--- begin DATA ENTRIES ---

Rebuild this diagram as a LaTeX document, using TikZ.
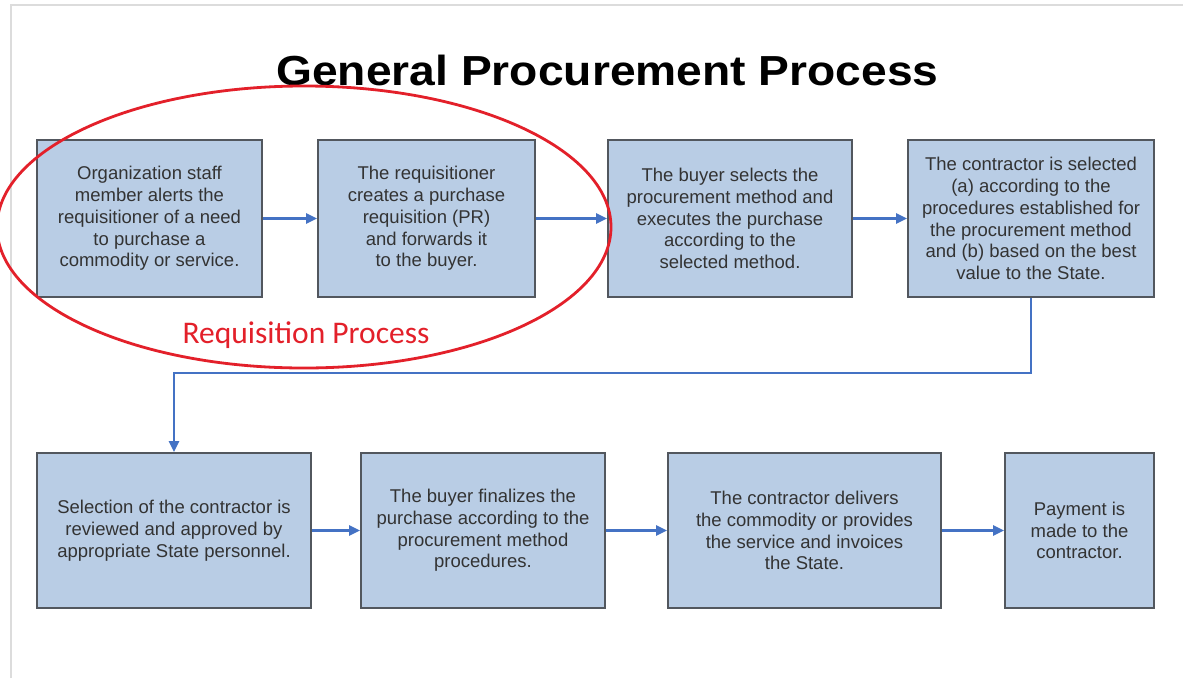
\documentclass[tikz,border=0pt]{standalone}
\usepackage{fontspec}
\setmainfont{Liberation Sans}
\newfontfamily\calib{Carlito}
\usetikzlibrary{arrows.meta,shapes.geometric}
\definecolor{boxfill}{HTML}{B9CDE5}
\definecolor{boxline}{HTML}{52575E}
\definecolor{boxtext}{HTML}{333333}
\definecolor{arrowblue}{HTML}{4472C4}
\definecolor{ringred}{HTML}{E3202A}
\definecolor{framegrey}{HTML}{DCDCDC}
\tikzset{
  stepbox/.style={draw=boxline, fill=boxfill, line width=1.8pt, rectangle,
    align=center, text=boxtext, inner sep=2pt,
    font=\fontsize{18.5}{21.8}\selectfont},
  flow/.style={draw=arrowblue, line width=2.6pt,
    -{Triangle[length=11pt,width=10pt]}},
}
\begin{document}
\begin{tikzpicture}[x=1pt,y=-1pt]
\useasboundingbox (0,0) rectangle (1183,678);
\fill[white] (0,0) rectangle (1183,678);
\draw[framegrey, line width=2pt] (11,678) -- (11,5) -- (1183,5);

\node[anchor=base] (title) at (607.5,85)
  {\scalebox{1.1}[1]{\fontsize{42}{50}\selectfont\bfseries General Procurement Process}};

% top row
\node[stepbox, minimum width=225pt, minimum height=157pt] (b1) at (149.5,218.5)
  {Organization staff\\member alerts the\\requisitioner of a need\\to purchase a\\commodity or service.};
\node[stepbox, minimum width=217pt, minimum height=157pt] (b2) at (426.5,218.5)
  {The requisitioner\\creates a purchase\\requisition (PR)\\and forwards it\\to the buyer.};
\node[stepbox, minimum width=244pt, minimum height=157pt] (b3) at (730,218.5)
  {The buyer selects the\\procurement method and\\executes the purchase\\according to the\\selected method.};
\node[stepbox, minimum width=246pt, minimum height=157pt] (b4) at (1031,218.5)
  {The contractor is selected\\(a) according to the\\procedures established for\\the procurement method\\and (b) based on the best\\value to the State.};

% bottom row
\node[stepbox, minimum width=274pt, minimum height=155pt] (b5) at (174,530.5)
  {Selection of the contractor is\\reviewed and approved by\\appropriate State personnel.};
\node[stepbox, minimum width=244pt, minimum height=155pt] (b6) at (483,530.5)
  {The buyer finalizes the\\purchase according to the\\procurement method\\procedures.};
\node[stepbox, minimum width=273pt, minimum height=155pt] (b7) at (804.5,530.5)
  {The contractor delivers\\the commodity or provides\\the service and invoices\\the State.};
\node[stepbox, minimum width=149pt, minimum height=155pt] (b8) at (1079.5,530.5)
  {Payment is\\made to the\\contractor.};

% connectors
\draw[flow] (b1) -- (b2);
\draw[flow] (b2) -- (b3);
\draw[flow] (b3) -- (b4);
\draw[flow] (b4.south) -- ++(0,75) -| (b5.north);
\draw[flow] (b5) -- (b6);
\draw[flow] (b6) -- (b7);
\draw[flow] (b7) -- (b8);

% requisition ring
\node[ellipse, draw=ringred, line width=2.8pt, minimum width=614pt,
  minimum height=282pt, inner sep=0pt] (ring) at (304,227) {};
\node[anchor=base, text=ringred, font=\calib\fontsize{31.5}{36}\selectfont]
  (ringlabel) at (306,343) {Requisition Process};
\end{tikzpicture}
\end{document}
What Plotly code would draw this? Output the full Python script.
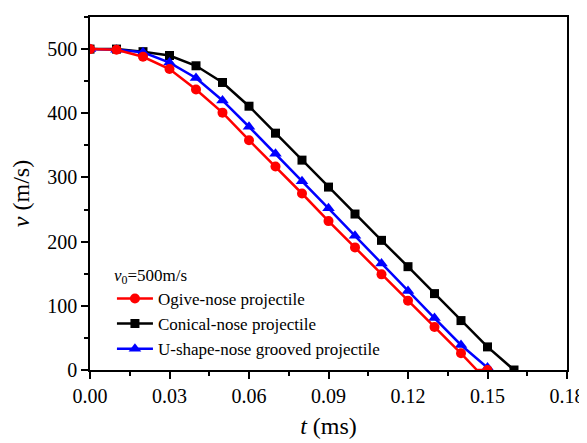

--- end DATA ENTRIES ---

TASK DETAILS: Strip out the images, then output the records above word for word.

FINISHED EXERCISE:
Rebuild this diagram as a LaTeX document, using TikZ.
\documentclass[tikz,border=0pt]{standalone}
\usepackage{fontspec}
\setmainfont{Liberation Sans}
\newfontfamily\calib{Carlito}
\usetikzlibrary{arrows.meta,shapes.geometric}
\definecolor{boxfill}{HTML}{B9CDE5}
\definecolor{boxline}{HTML}{52575E}
\definecolor{boxtext}{HTML}{333333}
\definecolor{arrowblue}{HTML}{4472C4}
\definecolor{ringred}{HTML}{E3202A}
\definecolor{framegrey}{HTML}{DCDCDC}
\tikzset{
  stepbox/.style={draw=boxline, fill=boxfill, line width=1.8pt, rectangle,
    align=center, text=boxtext, inner sep=2pt,
    font=\fontsize{18.5}{21.8}\selectfont},
  flow/.style={draw=arrowblue, line width=2.6pt,
    -{Triangle[length=11pt,width=10pt]}},
}
\begin{document}
\begin{tikzpicture}[x=1pt,y=-1pt]
\useasboundingbox (0,0) rectangle (1183,678);
\fill[white] (0,0) rectangle (1183,678);
\draw[framegrey, line width=2pt] (11,678) -- (11,5) -- (1183,5);

\node[anchor=base] (title) at (607.5,85)
  {\scalebox{1.1}[1]{\fontsize{42}{50}\selectfont\bfseries General Procurement Process}};

% top row
\node[stepbox, minimum width=225pt, minimum height=157pt] (b1) at (149.5,218.5)
  {Organization staff\\member alerts the\\requisitioner of a need\\to purchase a\\commodity or service.};
\node[stepbox, minimum width=217pt, minimum height=157pt] (b2) at (426.5,218.5)
  {The requisitioner\\creates a purchase\\requisition (PR)\\and forwards it\\to the buyer.};
\node[stepbox, minimum width=244pt, minimum height=157pt] (b3) at (730,218.5)
  {The buyer selects the\\procurement method and\\executes the purchase\\according to the\\selected method.};
\node[stepbox, minimum width=246pt, minimum height=157pt] (b4) at (1031,218.5)
  {The contractor is selected\\(a) according to the\\procedures established for\\the procurement method\\and (b) based on the best\\value to the State.};

% bottom row
\node[stepbox, minimum width=274pt, minimum height=155pt] (b5) at (174,530.5)
  {Selection of the contractor is\\reviewed and approved by\\appropriate State personnel.};
\node[stepbox, minimum width=244pt, minimum height=155pt] (b6) at (483,530.5)
  {The buyer finalizes the\\purchase according to the\\procurement method\\procedures.};
\node[stepbox, minimum width=273pt, minimum height=155pt] (b7) at (804.5,530.5)
  {The contractor delivers\\the commodity or provides\\the service and invoices\\the State.};
\node[stepbox, minimum width=149pt, minimum height=155pt] (b8) at (1079.5,530.5)
  {Payment is\\made to the\\contractor.};

% connectors
\draw[flow] (b1) -- (b2);
\draw[flow] (b2) -- (b3);
\draw[flow] (b3) -- (b4);
\draw[flow] (b4.south) -- ++(0,75) -| (b5.north);
\draw[flow] (b5) -- (b6);
\draw[flow] (b6) -- (b7);
\draw[flow] (b7) -- (b8);

% requisition ring
\node[ellipse, draw=ringred, line width=2.8pt, minimum width=614pt,
  minimum height=282pt, inner sep=0pt] (ring) at (304,227) {};
\node[anchor=base, text=ringred, font=\calib\fontsize{31.5}{36}\selectfont]
  (ringlabel) at (306,343) {Requisition Process};
\end{tikzpicture}
\end{document}
What Plotly code would draw this? Output the full Python script.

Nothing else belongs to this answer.